AIM OF THE TASK -
Look at the data below and print exactly the lines from its first line through the line with "21.97,22.59,21.73,22.64,21.41,23.9,22.88,21.5,18.76,19.94];"; the pictures stay out of the copy.

MATERIAL -
/---

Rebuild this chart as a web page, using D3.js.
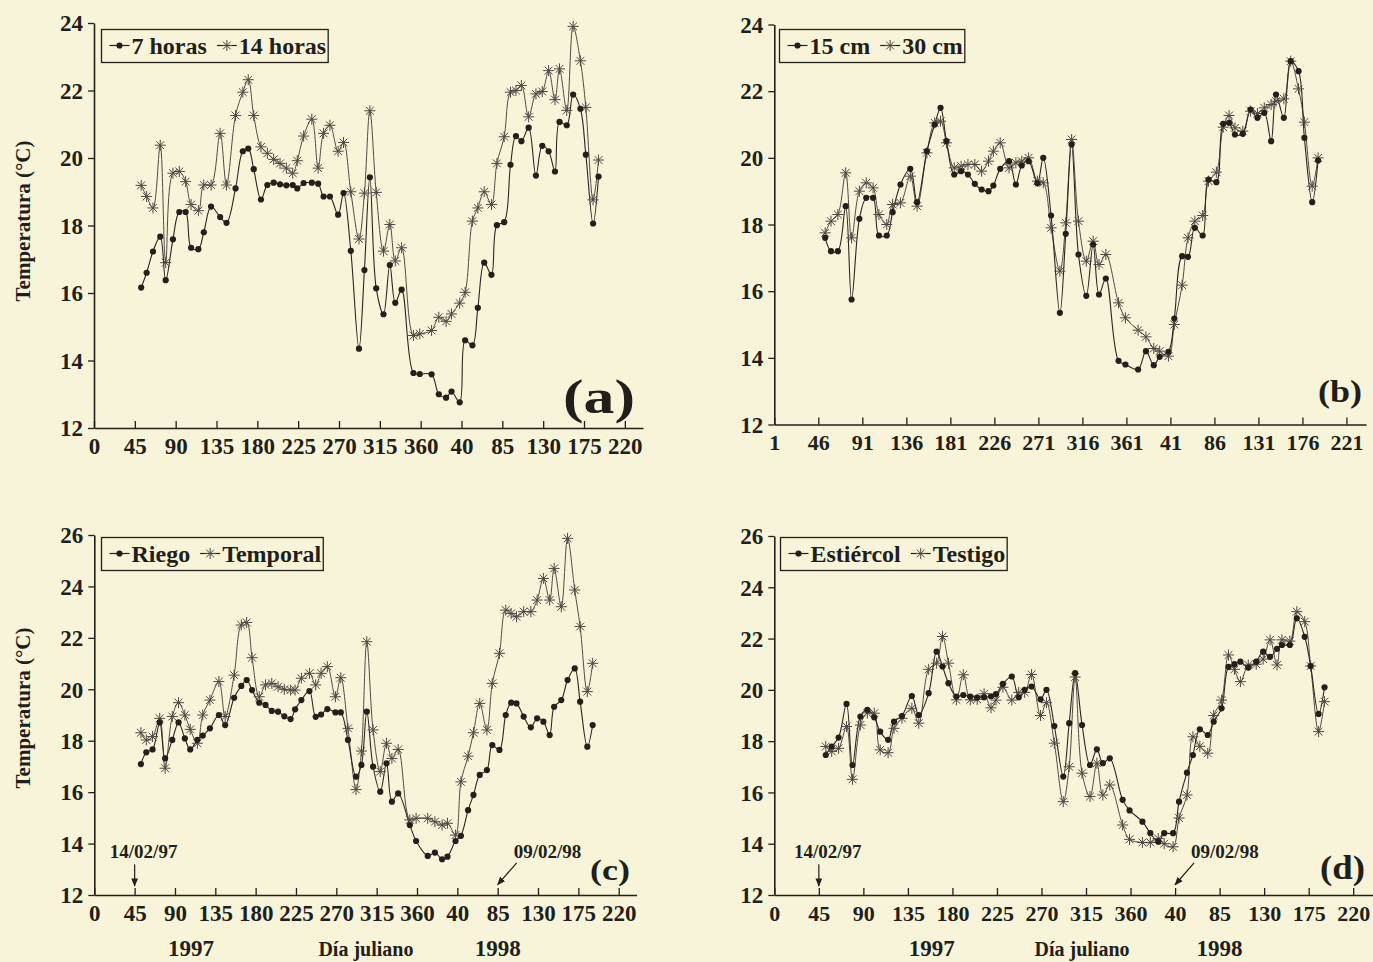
<!DOCTYPE html>
<html>
<head>
<meta charset="utf-8">
<script src="https://cdn.jsdelivr.net/npm/d3@7"></script>
<style>
  body { margin: 0; background: #f7f4d9; }
  svg { display: block; }
  text { font-family: "Liberation Serif", "Times New Roman", serif; font-weight: bold; fill: #221e19; }
</style>
</head>
<body>
<svg id="chart" width="1373" height="962"></svg>
<script>
// sampling days (julian, 1998 continues after 365)
const days = [52,58,65,73,79,87,94,101,107,115,121,129,139,146,156,164,170,176,184,191,
  198,205,212,219,224,231,240,247,253,260,269,275,283,292,298,304,311,319,326,332,
  339,352,359,372,380,388,394,403,409,417,423,430,438,444,452,459,465,471,479,487,
  494,501,508,513,521,528,536,542,550,556];

// (a) hour of measurement
const t7h = [16.16,16.6,17.23,17.67,16.38,17.59,18.4,18.4,17.34,17.3,17.8,18.56,18.25,18.08,19.1,20.2,20.28,19.67,18.77,19.2,
  19.27,19.22,19.19,19.2,19.1,19.26,19.27,19.24,18.86,18.86,18.32,18.96,17.25,14.35,16.68,19.43,16.14,15.37,16.83,15.71,
  16.1,13.63,13.6,13.59,13.0,12.9,13.08,12.76,14.6,14.45,15.56,16.9,16.54,18.01,18.1,19.8,20.65,20.5,20.9,19.48,
  20.36,20.2,19.6,21.07,20.97,21.88,21.46,20.1,18.06,19.45];
const t14h = [19.19,18.86,18.52,20.38,16.9,19.55,19.6,19.3,18.62,18.44,19.2,19.2,20.73,19.2,21.26,21.95,22.32,21.26,20.33,20.14,
  19.96,19.84,19.7,19.55,19.92,20.65,21.15,19.7,20.73,20.97,20.2,20.46,19.0,17.6,18.96,21.4,18.98,17.24,18.03,16.95,
  17.34,14.74,14.79,14.89,15.28,15.16,15.38,15.7,16.02,18.13,18.52,19.0,18.62,19.84,20.63,21.95,22.0,22.15,21.22,21.9,
  21.97,22.59,21.73,22.64,21.41,23.9,22.88,21.5,18.76,19.94];

// (b) depth
const t15cm = [17.6,17.2,17.2,18.55,15.75,18.17,18.8,18.8,17.67,17.67,18.37,19.2,19.67,18.67,20.2,21.0,21.5,20.5,19.5,19.6,
  19.5,19.22,19.05,19.0,19.17,19.67,19.9,19.2,19.77,19.9,19.24,20.0,18.27,15.35,17.72,20.4,17.1,15.86,17.4,15.9,
  16.38,13.91,13.8,13.65,14.2,13.78,14.03,14.18,15.18,17.05,17.03,17.9,17.67,19.35,19.27,21.02,21.05,20.7,20.72,21.45,
  21.2,21.35,20.5,21.9,21.2,22.9,22.6,20.6,18.67,19.92];
const t30cm = [17.75,18.1,18.3,19.55,17.6,19.0,19.25,19.1,18.3,18.0,18.6,18.65,19.45,18.55,20.15,21.05,21.1,20.45,19.7,19.75,
  19.8,19.8,19.6,19.9,20.2,20.45,19.7,19.85,19.9,20.0,19.3,19.25,17.9,16.6,18.05,20.55,18.1,16.9,17.5,16.8,
  17.1,15.65,15.2,14.83,14.63,14.28,14.2,14.05,15.0,16.18,17.6,18.1,18.27,19.3,19.57,20.92,21.27,20.9,20.8,21.4,
  21.33,21.5,21.6,21.7,21.77,22.9,22.07,21.07,19.15,20.0];

// (c) water regime
const riego = [17.09,17.55,17.66,18.71,17.31,18.03,18.71,18.09,17.66,18.03,18.2,18.48,19.0,18.61,19.67,20.13,20.36,19.97,19.48,19.39,
  19.16,19.13,18.95,18.84,19.22,19.58,19.93,18.93,19.02,19.23,19.1,19.1,18.03,16.6,17.06,19.13,16.99,16.02,17.12,15.63,
  15.95,14.72,14.1,13.52,13.65,13.39,13.49,14.1,14.3,15.3,15.89,16.67,16.86,17.83,17.64,19.0,19.48,19.45,18.94,18.52,
  18.87,18.74,18.22,19.32,19.58,20.36,20.81,19.52,17.77,18.61];
const temporal = [18.31,18.03,18.16,18.87,16.93,18.94,19.48,19.0,18.44,17.9,19.0,19.58,20.3,18.94,20.55,22.5,22.6,21.23,19.71,20.17,
  20.23,20.1,20.0,19.97,19.97,20.43,20.62,20.17,20.62,20.88,19.71,20.45,18.48,16.1,17.6,21.85,18.42,16.8,17.9,17.31,
  17.66,14.92,14.98,14.98,14.85,14.72,14.79,14.33,16.4,17.4,18.31,19.45,18.42,20.23,21.4,23.08,22.95,22.82,23.02,23.02,
  23.47,24.31,23.47,24.7,23.21,25.87,23.86,22.44,19.91,21.01];

// (d) manure
const estiercol = [17.46,17.79,18.14,19.45,17.07,18.96,19.22,18.93,18.37,18.05,18.76,18.98,19.76,19.02,19.87,21.49,20.91,20.26,19.74,19.8,
  19.74,19.7,19.71,19.75,19.83,20.23,20.52,19.71,20.0,20.13,19.63,20.0,18.59,16.62,18.7,20.65,18.63,17.07,17.68,17.14,
  17.33,15.71,15.3,14.86,14.41,14.08,14.41,14.41,15.64,16.77,17.46,18.46,18.24,18.76,19.28,20.9,21.0,21.1,20.87,21.1,
  21.49,21.29,21.6,21.75,21.75,22.79,22.07,20.93,19.06,20.1];
const testigo = [17.79,17.6,17.72,18.57,16.51,18.63,19.1,19.09,17.66,17.55,18.5,18.89,19.28,18.7,20.8,21.04,22.08,21.04,19.61,20.59,
  19.61,19.63,19.85,19.3,19.6,20.1,19.6,19.9,19.9,20.6,19.0,19.5,17.92,15.64,17.0,20.5,16.75,15.84,17.14,15.9,
  16.29,14.73,14.17,14.05,14.05,14.2,14.0,13.88,15.0,15.9,18.17,17.8,17.53,19.0,19.6,21.36,20.8,20.32,20.97,21.0,
  21.2,21.95,20.97,21.95,21.9,23.05,22.66,20.93,18.37,19.54];

const ink = '#231f1a';
const svg = d3.select('#chart');

const panels = [
  { x0: 94, x1: 643, yTop: 23, yBot: 428, yMax: 24, xMin: 0, s1: t7h, s2: t14h,
    names: ['7 horas', '14 horas'], legend: [101.5, 29.5], tag: '(a)', tagPos: [635, 413, 48, 72],
    ytitle: 221, xfont: 23, yfont: 23 },
  { x0: 774.3, x1: 1366, yTop: 24.5, yBot: 424.5, yMax: 24, xMin: 1, s1: t15cm, s2: t30cm,
    names: ['15 cm', '30 cm'], legend: [779.5, 29.5], tag: '(b)', tagPos: [1362, 402, 32, 44],
    xfont: 22, yfont: 23 },
  { x0: 94.3, x1: 636.6, yTop: 535, yBot: 895, yMax: 26, xMin: 0, s1: riego, s2: temporal,
    names: ['Riego', 'Temporal'], legend: [101.5, 537.5], tag: '(c)', tagPos: [630, 880, 30, 40],
    ytitle: 708, xfont: 23, yfont: 23, notes: [[45, '14/02/97', 'down'], [450, '09/02/98', 'diag']],
    years: [108, 303, 450] },
  { x0: 774.3, x1: 1373, yTop: 536, yBot: 895, yMax: 26, xMin: 0, s1: estiercol, s2: testigo,
    names: ['Estiércol', 'Testigo'], legend: [780.5, 537.5], tag: '(d)', tagPos: [1365, 879, 34, 45],
    xfont: 22, yfont: 23, notes: [[45, '14/02/97', 'down'], [405, '09/02/98', 'diag']],
    years: [159, 311, 450] }
];

// arrow head
svg.append('defs').append('marker')
  .attr('id', 'arrow').attr('viewBox', '0 0 10 10')
  .attr('refX', 9).attr('refY', 5)
  .attr('markerWidth', 7).attr('markerHeight', 7)
  .attr('orient', 'auto')
  .append('path').attr('d', 'M0,1L10,5L0,9z').attr('fill', ink);

function starPath(r) {
  let d = '';
  for (let k = 0; k < 4; k++) {
    const a = k * Math.PI / 4;
    const dx = r * Math.cos(a), dy = r * Math.sin(a);
    d += `M${-dx},${-dy}L${dx},${dy}`;
  }
  return d;
}

function drawDot(g, cx, cy) {
  g.append('circle').attr('cx', cx).attr('cy', cy).attr('r', 3.1).attr('fill', ink);
}
function drawStar(g, cx, cy) {
  g.append('path').attr('transform', `translate(${cx},${cy})`)
    .attr('d', starPath(5.5)).attr('stroke', '#4e4842').attr('stroke-width', 1).attr('fill', 'none');
}

function drawPanel(p) {
  const g = svg.append('g');
  const x = d3.scaleLinear().domain([p.xMin, p.xMin + 605]).range([p.x0, p.x1]);
  const y = d3.scaleLinear().domain([12, p.yMax]).range([p.yBot, p.yTop]);
  const off = p.xMin;

  // axes
  const xa = g.append('g').attr('transform', `translate(0,${p.yBot})`)
    .call(d3.axisBottom(x)
      .tickValues(d3.range(14).map(k => p.xMin + 45 * k))
      .tickFormat(v => v > 365 ? v - 365 : v)
      .tickSizeInner(-7).tickSizeOuter(0).tickPadding(10));
  const ya = g.append('g').attr('transform', `translate(${p.x0},0)`)
    .call(d3.axisLeft(y).tickValues(d3.range(12, p.yMax + 1, 2))
      .tickSizeInner(6).tickSizeOuter(0).tickPadding(5));
  [[xa, p.xfont], [ya, p.yfont]].forEach(([a, fs]) => {
    a.attr('font-family', null).attr('font-size', fs).attr('color', ink);
    a.select('.domain').attr('stroke-width', 1.6);
    a.selectAll('.tick line').attr('stroke-width', 1.3);
  });
  ya.selectAll('.tick text').attr('dy', '0.34em');

  // lines
  const line = d3.line()
    .x((d, i) => x(days[i] + off))
    .y(d => y(d))
    .curve(d3.curveCatmullRom.alpha(0.5));
  g.append('path').datum(p.s2).attr('d', line)
    .attr('fill', 'none').attr('stroke', '#514b44').attr('stroke-width', 1);
  g.append('path').datum(p.s1).attr('d', line)
    .attr('fill', 'none').attr('stroke', '#2b2621').attr('stroke-width', 1.1);

  p.s2.forEach((v, i) => drawStar(g, x(days[i] + off), y(v)));
  p.s1.forEach((v, i) => drawDot(g, x(days[i] + off), y(v)));

  // legend
  const lg = g.append('g').attr('transform', `translate(${p.legend[0]},${p.legend[1]})`);
  const box = lg.append('rect').attr('height', 33).attr('fill', 'none')
    .attr('stroke', ink).attr('stroke-width', 1.3);
  let cx = 8;
  p.names.forEach((nm, k) => {
    lg.append('line').attr('x1', cx).attr('x2', cx + 20).attr('y1', 16).attr('y2', 16)
      .attr('stroke', ink).attr('stroke-width', 1.2);
    if (k === 0) drawDot(lg, cx + 10, 16); else drawStar(lg, cx + 10, 16);
    const t = lg.append('text').attr('x', cx + 22).attr('y', 24.5).attr('font-size', 24).text(nm);
    cx += 22 + t.node().getComputedTextLength() + 10;
  });
  box.attr('width', cx - 8);

  // panel tag
  const tp = p.tagPos;
  g.append('text').attr('x', tp[0]).attr('y', tp[1]).attr('text-anchor', 'end')
    .attr('font-size', tp[2]).attr('textLength', tp[3]).attr('lengthAdjust', 'spacingAndGlyphs')
    .text(p.tag);

  if (p.ytitle) {
    g.append('text').attr('transform', `translate(30,${p.ytitle}) rotate(-90)`)
      .attr('text-anchor', 'middle').attr('font-size', 21).text('Temperatura (°C)');
  }

  (p.notes || []).forEach(([dd, label, kind]) => {
    const ax = x(dd + off);
    if (kind === 'down') {
      g.append('text').attr('x', ax + 9).attr('y', y(13.45)).attr('text-anchor', 'middle')
        .attr('font-size', 19).text(label);
      g.append('line').attr('x1', ax).attr('x2', ax).attr('y1', y(13.2)).attr('y2', y(12.35))
        .attr('stroke', ink).attr('stroke-width', 1.2).attr('marker-end', 'url(#arrow)');
    } else {
      g.append('text').attr('x', ax + 16).attr('y', y(13.45)).attr('font-size', 19).text(label);
      g.append('line').attr('x1', ax + 19).attr('x2', ax).attr('y1', y(13.25)).attr('y2', y(12.4))
        .attr('stroke', ink).attr('stroke-width', 1.2).attr('marker-end', 'url(#arrow)');
    }
  });

  if (p.years) {
    const yb = p.yBot + 61;
    g.append('text').attr('x', x(p.years[0])).attr('y', yb).attr('text-anchor', 'middle')
      .attr('font-size', 23).text('1997');
    g.append('text').attr('x', x(p.years[1])).attr('y', yb).attr('text-anchor', 'middle')
      .attr('font-size', 20).text('Día juliano');
    g.append('text').attr('x', x(p.years[2])).attr('y', yb).attr('text-anchor', 'middle')
      .attr('font-size', 23).text('1998');
  }
}

panels.forEach(drawPanel);
</script>
</body>
</html>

\---

FINAL RESULT -
Rebuild this chart as a web page, using D3.js.
<!DOCTYPE html>
<html>
<head>
<meta charset="utf-8">
<script src="https://cdn.jsdelivr.net/npm/d3@7"></script>
<style>
  body { margin: 0; background: #f7f4d9; }
  svg { display: block; }
  text { font-family: "Liberation Serif", "Times New Roman", serif; font-weight: bold; fill: #221e19; }
</style>
</head>
<body>
<svg id="chart" width="1373" height="962"></svg>
<script>
// sampling days (julian, 1998 continues after 365)
const days = [52,58,65,73,79,87,94,101,107,115,121,129,139,146,156,164,170,176,184,191,
  198,205,212,219,224,231,240,247,253,260,269,275,283,292,298,304,311,319,326,332,
  339,352,359,372,380,388,394,403,409,417,423,430,438,444,452,459,465,471,479,487,
  494,501,508,513,521,528,536,542,550,556];

// (a) hour of measurement
const t7h = [16.16,16.6,17.23,17.67,16.38,17.59,18.4,18.4,17.34,17.3,17.8,18.56,18.25,18.08,19.1,20.2,20.28,19.67,18.77,19.2,
  19.27,19.22,19.19,19.2,19.1,19.26,19.27,19.24,18.86,18.86,18.32,18.96,17.25,14.35,16.68,19.43,16.14,15.37,16.83,15.71,
  16.1,13.63,13.6,13.59,13.0,12.9,13.08,12.76,14.6,14.45,15.56,16.9,16.54,18.01,18.1,19.8,20.65,20.5,20.9,19.48,
  20.36,20.2,19.6,21.07,20.97,21.88,21.46,20.1,18.06,19.45];
const t14h = [19.19,18.86,18.52,20.38,16.9,19.55,19.6,19.3,18.62,18.44,19.2,19.2,20.73,19.2,21.26,21.95,22.32,21.26,20.33,20.14,
  19.96,19.84,19.7,19.55,19.92,20.65,21.15,19.7,20.73,20.97,20.2,20.46,19.0,17.6,18.96,21.4,18.98,17.24,18.03,16.95,
  17.34,14.74,14.79,14.89,15.28,15.16,15.38,15.7,16.02,18.13,18.52,19.0,18.62,19.84,20.63,21.95,22.0,22.15,21.22,21.9,
  21.97,22.59,21.73,22.64,21.41,23.9,22.88,21.5,18.76,19.94];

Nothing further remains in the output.